WORK TO BE COMPLETED -> Locate the line bearing "Clone this chart in Plotly." in the material below, then reproduce it and each following line up to and including the line bearing "0.00053, 0.00053, 1.0e-5]".

*****

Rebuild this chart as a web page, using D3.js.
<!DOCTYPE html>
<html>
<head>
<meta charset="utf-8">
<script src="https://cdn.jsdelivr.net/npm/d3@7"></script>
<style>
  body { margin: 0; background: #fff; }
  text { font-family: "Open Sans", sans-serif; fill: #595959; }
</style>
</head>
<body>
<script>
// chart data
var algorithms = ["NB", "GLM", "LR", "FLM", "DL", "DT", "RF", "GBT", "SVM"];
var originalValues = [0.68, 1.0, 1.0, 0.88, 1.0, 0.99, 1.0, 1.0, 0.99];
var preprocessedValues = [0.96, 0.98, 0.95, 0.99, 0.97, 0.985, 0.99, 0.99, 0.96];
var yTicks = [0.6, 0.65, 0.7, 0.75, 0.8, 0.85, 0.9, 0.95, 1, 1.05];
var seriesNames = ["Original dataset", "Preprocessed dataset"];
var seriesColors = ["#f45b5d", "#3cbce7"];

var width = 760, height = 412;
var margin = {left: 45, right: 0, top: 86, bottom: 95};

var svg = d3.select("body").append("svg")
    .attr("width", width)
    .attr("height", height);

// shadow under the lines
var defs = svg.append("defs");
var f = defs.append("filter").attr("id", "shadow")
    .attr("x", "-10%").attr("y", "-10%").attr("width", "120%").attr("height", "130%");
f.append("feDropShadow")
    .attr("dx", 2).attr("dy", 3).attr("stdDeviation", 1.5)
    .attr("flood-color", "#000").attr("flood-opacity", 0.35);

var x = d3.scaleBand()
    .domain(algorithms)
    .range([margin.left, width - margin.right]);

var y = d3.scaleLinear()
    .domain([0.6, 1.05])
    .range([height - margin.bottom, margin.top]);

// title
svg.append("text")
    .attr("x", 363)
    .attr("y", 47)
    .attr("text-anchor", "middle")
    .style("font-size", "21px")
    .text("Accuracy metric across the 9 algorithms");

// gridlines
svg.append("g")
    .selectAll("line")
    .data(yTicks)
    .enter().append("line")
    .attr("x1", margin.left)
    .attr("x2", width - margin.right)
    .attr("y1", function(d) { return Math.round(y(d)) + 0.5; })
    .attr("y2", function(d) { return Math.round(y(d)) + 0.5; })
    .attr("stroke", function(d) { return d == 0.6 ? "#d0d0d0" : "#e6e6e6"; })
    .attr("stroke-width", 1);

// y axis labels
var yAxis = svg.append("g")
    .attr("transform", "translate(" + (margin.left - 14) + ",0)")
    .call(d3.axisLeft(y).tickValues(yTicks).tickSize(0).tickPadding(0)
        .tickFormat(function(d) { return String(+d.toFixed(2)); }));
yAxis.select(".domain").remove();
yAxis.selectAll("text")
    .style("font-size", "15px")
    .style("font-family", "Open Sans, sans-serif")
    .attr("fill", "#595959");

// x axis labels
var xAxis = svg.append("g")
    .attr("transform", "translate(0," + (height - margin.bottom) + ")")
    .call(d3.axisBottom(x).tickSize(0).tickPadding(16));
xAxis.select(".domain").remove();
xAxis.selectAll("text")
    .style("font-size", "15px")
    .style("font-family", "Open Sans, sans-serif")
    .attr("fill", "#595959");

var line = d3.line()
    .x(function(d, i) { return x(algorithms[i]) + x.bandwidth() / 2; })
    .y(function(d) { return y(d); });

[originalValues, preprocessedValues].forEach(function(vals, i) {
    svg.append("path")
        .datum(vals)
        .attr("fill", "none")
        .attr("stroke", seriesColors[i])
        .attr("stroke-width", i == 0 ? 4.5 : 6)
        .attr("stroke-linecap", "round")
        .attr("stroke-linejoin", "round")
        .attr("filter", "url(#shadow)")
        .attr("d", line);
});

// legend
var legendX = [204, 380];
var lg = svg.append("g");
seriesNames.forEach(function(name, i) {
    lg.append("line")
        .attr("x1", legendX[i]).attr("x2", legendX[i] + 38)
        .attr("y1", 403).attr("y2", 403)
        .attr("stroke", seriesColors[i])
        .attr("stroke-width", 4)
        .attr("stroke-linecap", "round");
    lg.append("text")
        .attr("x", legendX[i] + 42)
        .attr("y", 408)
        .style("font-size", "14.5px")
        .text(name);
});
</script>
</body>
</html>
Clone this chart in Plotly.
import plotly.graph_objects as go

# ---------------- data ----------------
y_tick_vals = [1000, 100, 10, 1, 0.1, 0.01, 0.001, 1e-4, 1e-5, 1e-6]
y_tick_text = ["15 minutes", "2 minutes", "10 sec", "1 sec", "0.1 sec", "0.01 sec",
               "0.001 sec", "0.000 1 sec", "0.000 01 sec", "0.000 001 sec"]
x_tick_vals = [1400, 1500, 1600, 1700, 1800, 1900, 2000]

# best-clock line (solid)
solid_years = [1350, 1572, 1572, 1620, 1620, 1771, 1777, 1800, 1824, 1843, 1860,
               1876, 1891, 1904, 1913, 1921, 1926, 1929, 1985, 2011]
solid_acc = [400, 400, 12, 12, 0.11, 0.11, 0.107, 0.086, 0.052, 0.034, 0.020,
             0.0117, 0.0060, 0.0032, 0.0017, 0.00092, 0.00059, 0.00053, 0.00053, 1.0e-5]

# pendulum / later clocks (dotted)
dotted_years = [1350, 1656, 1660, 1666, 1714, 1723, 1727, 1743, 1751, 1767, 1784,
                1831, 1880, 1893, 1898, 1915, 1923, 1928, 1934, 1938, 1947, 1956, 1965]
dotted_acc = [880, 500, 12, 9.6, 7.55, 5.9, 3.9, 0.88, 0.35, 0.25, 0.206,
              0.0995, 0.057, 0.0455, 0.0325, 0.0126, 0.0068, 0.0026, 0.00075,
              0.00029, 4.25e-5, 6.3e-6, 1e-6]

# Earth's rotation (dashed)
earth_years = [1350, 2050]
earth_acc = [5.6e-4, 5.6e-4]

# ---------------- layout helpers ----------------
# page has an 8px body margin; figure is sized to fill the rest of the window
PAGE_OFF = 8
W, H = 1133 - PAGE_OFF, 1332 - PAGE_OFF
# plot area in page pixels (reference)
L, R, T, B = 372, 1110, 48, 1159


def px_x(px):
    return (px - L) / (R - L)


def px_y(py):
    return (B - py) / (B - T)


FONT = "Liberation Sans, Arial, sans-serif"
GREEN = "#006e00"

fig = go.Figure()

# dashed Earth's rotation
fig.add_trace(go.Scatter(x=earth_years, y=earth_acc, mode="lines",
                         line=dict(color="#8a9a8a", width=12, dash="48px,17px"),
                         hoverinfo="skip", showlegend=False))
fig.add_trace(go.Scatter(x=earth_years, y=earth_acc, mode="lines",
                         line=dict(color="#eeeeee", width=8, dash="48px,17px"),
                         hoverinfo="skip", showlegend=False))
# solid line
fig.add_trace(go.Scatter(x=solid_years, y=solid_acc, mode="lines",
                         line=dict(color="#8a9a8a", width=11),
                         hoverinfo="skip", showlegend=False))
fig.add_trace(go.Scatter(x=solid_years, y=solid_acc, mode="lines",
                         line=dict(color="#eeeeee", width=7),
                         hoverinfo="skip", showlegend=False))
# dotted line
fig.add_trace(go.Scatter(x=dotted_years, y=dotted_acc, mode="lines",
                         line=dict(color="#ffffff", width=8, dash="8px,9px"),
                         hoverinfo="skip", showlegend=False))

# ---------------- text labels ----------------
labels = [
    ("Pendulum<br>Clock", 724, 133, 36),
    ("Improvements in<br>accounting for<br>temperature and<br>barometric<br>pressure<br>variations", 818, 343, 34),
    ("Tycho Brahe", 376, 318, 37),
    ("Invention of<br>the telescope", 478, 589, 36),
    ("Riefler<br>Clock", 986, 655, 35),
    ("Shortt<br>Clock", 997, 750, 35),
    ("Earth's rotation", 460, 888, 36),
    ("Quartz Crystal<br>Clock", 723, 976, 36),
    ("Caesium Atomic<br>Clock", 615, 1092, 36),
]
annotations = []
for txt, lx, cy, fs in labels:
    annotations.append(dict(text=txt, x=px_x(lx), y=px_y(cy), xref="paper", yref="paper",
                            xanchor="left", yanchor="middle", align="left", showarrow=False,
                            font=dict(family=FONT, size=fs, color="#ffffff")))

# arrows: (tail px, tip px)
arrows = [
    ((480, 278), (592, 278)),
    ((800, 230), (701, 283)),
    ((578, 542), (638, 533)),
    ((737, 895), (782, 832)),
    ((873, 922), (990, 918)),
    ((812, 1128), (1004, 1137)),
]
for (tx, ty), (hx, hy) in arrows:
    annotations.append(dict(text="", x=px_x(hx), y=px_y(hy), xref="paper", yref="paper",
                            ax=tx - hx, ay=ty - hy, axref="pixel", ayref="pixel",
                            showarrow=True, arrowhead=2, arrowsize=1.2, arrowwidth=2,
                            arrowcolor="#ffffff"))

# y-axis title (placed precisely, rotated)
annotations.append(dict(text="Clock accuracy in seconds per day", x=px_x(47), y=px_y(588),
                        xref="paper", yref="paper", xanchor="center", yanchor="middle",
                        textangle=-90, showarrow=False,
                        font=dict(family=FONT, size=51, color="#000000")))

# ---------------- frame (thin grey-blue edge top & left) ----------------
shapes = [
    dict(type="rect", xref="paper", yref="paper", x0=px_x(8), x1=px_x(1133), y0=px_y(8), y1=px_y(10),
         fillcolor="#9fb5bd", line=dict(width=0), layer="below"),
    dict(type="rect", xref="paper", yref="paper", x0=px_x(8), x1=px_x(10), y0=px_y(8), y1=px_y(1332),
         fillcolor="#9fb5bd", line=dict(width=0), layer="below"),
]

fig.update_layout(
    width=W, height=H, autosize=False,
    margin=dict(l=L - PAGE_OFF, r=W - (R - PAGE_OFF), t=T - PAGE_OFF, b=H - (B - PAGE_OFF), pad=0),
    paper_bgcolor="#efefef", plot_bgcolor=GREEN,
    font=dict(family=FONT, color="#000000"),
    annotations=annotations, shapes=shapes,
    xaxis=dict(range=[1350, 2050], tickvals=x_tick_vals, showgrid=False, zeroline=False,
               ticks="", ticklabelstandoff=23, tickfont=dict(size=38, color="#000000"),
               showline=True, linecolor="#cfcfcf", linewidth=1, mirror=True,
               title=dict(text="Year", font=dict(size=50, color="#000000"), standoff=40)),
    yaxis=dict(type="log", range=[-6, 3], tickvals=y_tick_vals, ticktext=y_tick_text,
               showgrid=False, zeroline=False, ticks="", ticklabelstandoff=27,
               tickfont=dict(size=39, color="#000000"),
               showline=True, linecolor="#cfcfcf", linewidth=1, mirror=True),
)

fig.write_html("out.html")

*****

FINAL RESULT ->
Clone this chart in Plotly.
import plotly.graph_objects as go

# ---------------- data ----------------
y_tick_vals = [1000, 100, 10, 1, 0.1, 0.01, 0.001, 1e-4, 1e-5, 1e-6]
y_tick_text = ["15 minutes", "2 minutes", "10 sec", "1 sec", "0.1 sec", "0.01 sec",
               "0.001 sec", "0.000 1 sec", "0.000 01 sec", "0.000 001 sec"]
x_tick_vals = [1400, 1500, 1600, 1700, 1800, 1900, 2000]

# best-clock line (solid)
solid_years = [1350, 1572, 1572, 1620, 1620, 1771, 1777, 1800, 1824, 1843, 1860,
               1876, 1891, 1904, 1913, 1921, 1926, 1929, 1985, 2011]
solid_acc = [400, 400, 12, 12, 0.11, 0.11, 0.107, 0.086, 0.052, 0.034, 0.020,
             0.0117, 0.0060, 0.0032, 0.0017, 0.00092, 0.00059, 0.00053, 0.00053, 1.0e-5]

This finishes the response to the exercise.